● Directions
Begin with the first line of the material and copy each line word for word through the line that contains "from matplotlib.ticker import"; the pictures are left out.

* begin Provided material *

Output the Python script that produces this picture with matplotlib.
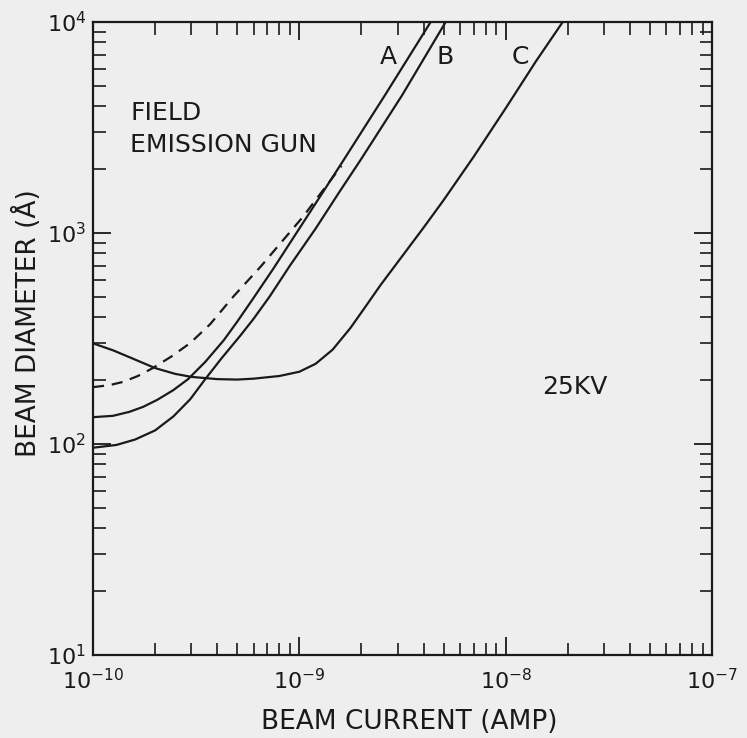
import numpy as np
import matplotlib
matplotlib.use("Agg")
from matplotlib import pyplot as plt
from matplotlib.ticker import FixedLocator, NullFormatter

# curve A (solid, left of the pair)
current_A = [1e-10, 1.25e-10, 1.5e-10, 1.75e-10, 2.05e-10, 2.45e-10, 2.89e-10, 3.5e-10, 4.3e-10,
             5.0e-10, 5.98e-10, 7.5e-10, 1.0e-9, 1.3e-9, 1.64e-9, 2.6e-9, 4.33e-9]
diam_A = [134, 136, 142, 150, 162, 180, 203, 245, 310, 380, 490, 680, 1050, 1560, 2218, 4500, 1e4]

# curve B
current_B = [1e-10, 1.3e-10, 1.6e-10, 2.0e-10, 2.45e-10, 2.96e-10, 3.5e-10, 4.2e-10, 5.16e-10,
             6.0e-10, 7.18e-10, 9.0e-10, 1.2e-9, 1.56e-9, 1.98e-9, 3.15e-9, 5.12e-9]
diam_B = [96, 99, 105, 116, 135, 163, 203, 255, 325, 392, 500, 700, 1050, 1560, 2218, 4500, 1e4]

# dashed curve, runs into A
current_dash = [1e-10, 1.2e-10, 1.4e-10, 1.65e-10, 1.95e-10, 2.4e-10, 2.96e-10, 3.7e-10, 4.79e-10,
                6.47e-10, 1.04e-9, 1.6e-9]
diam_dash = [186, 190, 197, 210, 229, 260, 301, 370, 500, 690, 1192, 2080]

# curve C (U-shaped)
current_C = [1e-10, 1.25e-10, 1.5e-10, 1.75e-10, 2e-10, 2.5e-10, 3e-10, 4e-10, 5e-10, 6e-10, 8e-10,
             1e-9, 1.2e-9, 1.45e-9, 1.77e-9, 2.1e-9, 2.47e-9, 3.1e-9, 4e-9, 5e-9, 7e-9, 1e-8, 1.4e-8, 1.89e-8]
diam_C = [300, 278, 258, 242, 229, 215, 208, 203, 202, 204, 210,
          220, 240, 280, 355, 450, 565, 760, 1060, 1430, 2300, 3900, 6500, 1e4]

x_major = [1e-10, 1e-9, 1e-8, 1e-7]
y_major = [1e1, 1e2, 1e3, 1e4]

bg = "#eeeeee"
ink = "#1a1a1a"
fig = plt.figure(figsize=(7.47, 7.38), dpi=100, facecolor=bg)
ax = fig.add_axes([93/747, 1-655/738, 619/747, 633/738])
ax.set_facecolor(bg)

lw = 1.6
ax.plot(current_A, diam_A, color=ink, lw=lw)
ax.plot(current_B, diam_B, color=ink, lw=lw)
ax.plot(current_C, diam_C, color=ink, lw=lw)
ax.plot(current_dash, diam_dash, color=ink, lw=lw, linestyle=(0, (5, 3.5)))

ax.set_xscale("log")
ax.set_yscale("log")
ax.set_xlim(1e-10, 1e-7)
ax.set_ylim(1e1, 1e4)

# only ticks inside the range
x_minor = [m * d for d in x_major[:-1] for m in range(2, 10)]
y_minor = [m * d for d in y_major[:-1] for m in range(2, 10)]
ax.xaxis.set_major_locator(FixedLocator(x_major))
ax.yaxis.set_major_locator(FixedLocator(y_major))
ax.xaxis.set_minor_locator(FixedLocator(x_minor))
ax.yaxis.set_minor_locator(FixedLocator(y_minor))
ax.set_xticklabels([r"$10^{-10}$", r"$10^{-9}$", r"$10^{-8}$", r"$10^{-7}$"])
ax.set_yticklabels([r"$10^{1}$", r"$10^{2}$", r"$10^{3}$", r"$10^{4}$"])
ax.xaxis.set_minor_formatter(NullFormatter())
ax.yaxis.set_minor_formatter(NullFormatter())

ax.tick_params(which="both", direction="in", top=True, right=True, color=ink,
               labelsize=16, labelcolor=ink)
ax.tick_params(which="major", length=13, width=1.3)
ax.tick_params(which="minor", length=9, width=1.2)
ax.tick_params(axis="x", which="major", pad=9)
ax.tick_params(axis="y", which="major", pad=5)
for s in ax.spines.values():
    s.set_linewidth(1.6)
    s.set_color(ink)

ax.set_xlabel("BEAM CURRENT (AMP)", fontsize=19, color=ink)
ax.set_ylabel("BEAM DIAMETER (Å)", fontsize=19, color=ink)
ax.xaxis.set_label_coords(0.511, -0.085)
ax.yaxis.set_label_coords(-0.082, 0.524)

ax.text(0.060, 0.856, "FIELD", transform=ax.transAxes, fontsize=18, va="center", color=ink)
ax.text(0.060, 0.806, "EMISSION GUN", transform=ax.transAxes, fontsize=18, va="center", color=ink)
ax.text(0.477, 0.945, "A", transform=ax.transAxes, fontsize=18, ha="center", va="center", color=ink)
ax.text(0.569, 0.945, "B", transform=ax.transAxes, fontsize=18, ha="center", va="center", color=ink)
ax.text(0.691, 0.945, "C", transform=ax.transAxes, fontsize=18, ha="center", va="center", color=ink)
ax.text(0.725, 0.423, "25KV", transform=ax.transAxes, fontsize=18, va="center", color=ink)

fig.savefig("out.png", dpi=100, facecolor=bg)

* end Provided material *

● Task response
Output the Python script that produces this picture with matplotlib.
import numpy as np
import matplotlib
matplotlib.use("Agg")
from matplotlib import pyplot as plt
from matplotlib.ticker import FixedLocator, NullFormatter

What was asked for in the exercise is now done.